Exercise brief: Quote, verbatim, all material below, without pictures.
============================================================
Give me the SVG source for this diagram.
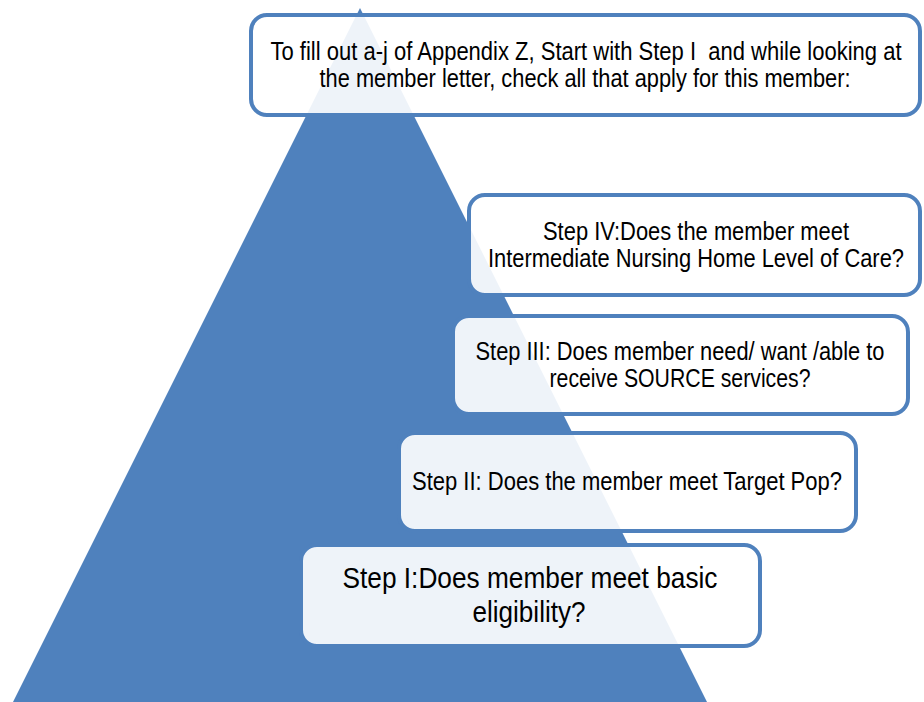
<svg xmlns="http://www.w3.org/2000/svg" width="924" height="702" viewBox="0 0 924 702">
<style>
.box{fill:#ffffff;fill-opacity:0.9;stroke:#4F81BD;stroke-width:4}
.t{font-family:"Liberation Sans",Arial,sans-serif;font-size:25px;fill:#000;text-anchor:middle}
.big{font-size:29.5px}
</style>
<rect width="924" height="702" fill="#ffffff"/>
<g id="pyramid"><polygon points="360,8 13,702 707,702" fill="#4F81BD"/></g>
<g id="connectors"></g>
<g id="intro">
<rect class="box" x="251" y="15" width="669" height="100" rx="16"/>
<text class="t" x="586" y="60" style="white-space:pre" textLength="631" lengthAdjust="spacingAndGlyphs">To fill out a-j of Appendix Z, Start with Step I  and while looking at</text>
<text class="t" x="585" y="87" textLength="531" lengthAdjust="spacingAndGlyphs">the member letter, check all that apply for this member:</text>
</g>
<g id="step4">
<rect class="box" x="469" y="195" width="451" height="100" rx="16"/>
<text class="t" x="696" y="240" textLength="306" lengthAdjust="spacingAndGlyphs">Step IV:Does the member meet</text>
<text class="t" x="696" y="267" textLength="416" lengthAdjust="spacingAndGlyphs">Intermediate Nursing Home Level of Care?</text>
</g>
<g id="step3">
<rect class="box" x="453" y="316" width="455" height="98" rx="16"/>
<text class="t" x="680" y="360" textLength="409" lengthAdjust="spacingAndGlyphs">Step III: Does member need/ want /able to</text>
<text class="t" x="680" y="387" textLength="261" lengthAdjust="spacingAndGlyphs">receive SOURCE services?</text>
</g>
<g id="step2">
<rect class="box" x="399" y="433" width="457" height="98" rx="16"/>
<text class="t" x="627" y="490" textLength="430" lengthAdjust="spacingAndGlyphs">Step II: Does the member meet Target Pop?</text>
</g>
<g id="step1">
<rect class="box" x="301" y="545" width="459" height="101" rx="16"/>
<text class="t big" x="530" y="588" textLength="375" lengthAdjust="spacingAndGlyphs">Step I:Does member meet basic</text>
<text class="t big" x="529" y="622" textLength="113" lengthAdjust="spacingAndGlyphs">eligibility?</text>
</g>
</svg>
============================================================
In response:
Give me the SVG source for this diagram.
<svg xmlns="http://www.w3.org/2000/svg" width="924" height="702" viewBox="0 0 924 702">
<style>
.box{fill:#ffffff;fill-opacity:0.9;stroke:#4F81BD;stroke-width:4}
.t{font-family:"Liberation Sans",Arial,sans-serif;font-size:25px;fill:#000;text-anchor:middle}
.big{font-size:29.5px}
</style>
<rect width="924" height="702" fill="#ffffff"/>
<g id="pyramid"><polygon points="360,8 13,702 707,702" fill="#4F81BD"/></g>
<g id="connectors"></g>
<g id="intro">
<rect class="box" x="251" y="15" width="669" height="100" rx="16"/>
<text class="t" x="586" y="60" style="white-space:pre" textLength="631" lengthAdjust="spacingAndGlyphs">To fill out a-j of Appendix Z, Start with Step I  and while looking at</text>
<text class="t" x="585" y="87" textLength="531" lengthAdjust="spacingAndGlyphs">the member letter, check all that apply for this member:</text>
</g>
<g id="step4">
<rect class="box" x="469" y="195" width="451" height="100" rx="16"/>
<text class="t" x="696" y="240" textLength="306" lengthAdjust="spacingAndGlyphs">Step IV:Does the member meet</text>
<text class="t" x="696" y="267" textLength="416" lengthAdjust="spacingAndGlyphs">Intermediate Nursing Home Level of Care?</text>
</g>
<g id="step3">
<rect class="box" x="453" y="316" width="455" height="98" rx="16"/>
<text class="t" x="680" y="360" textLength="409" lengthAdjust="spacingAndGlyphs">Step III: Does member need/ want /able to</text>
<text class="t" x="680" y="387" textLength="261" lengthAdjust="spacingAndGlyphs">receive SOURCE services?</text>
</g>
<g id="step2">
<rect class="box" x="399" y="433" width="457" height="98" rx="16"/>
<text class="t" x="627" y="490" textLength="430" lengthAdjust="spacingAndGlyphs">Step II: Does the member meet Target Pop?</text>
</g>
<g id="step1">
<rect class="box" x="301" y="545" width="459" height="101" rx="16"/>
<text class="t big" x="530" y="588" textLength="375" lengthAdjust="spacingAndGlyphs">Step I:Does member meet basic</text>
<text class="t big" x="529" y="622" textLength="113" lengthAdjust="spacingAndGlyphs">eligibility?</text>
</g>
</svg>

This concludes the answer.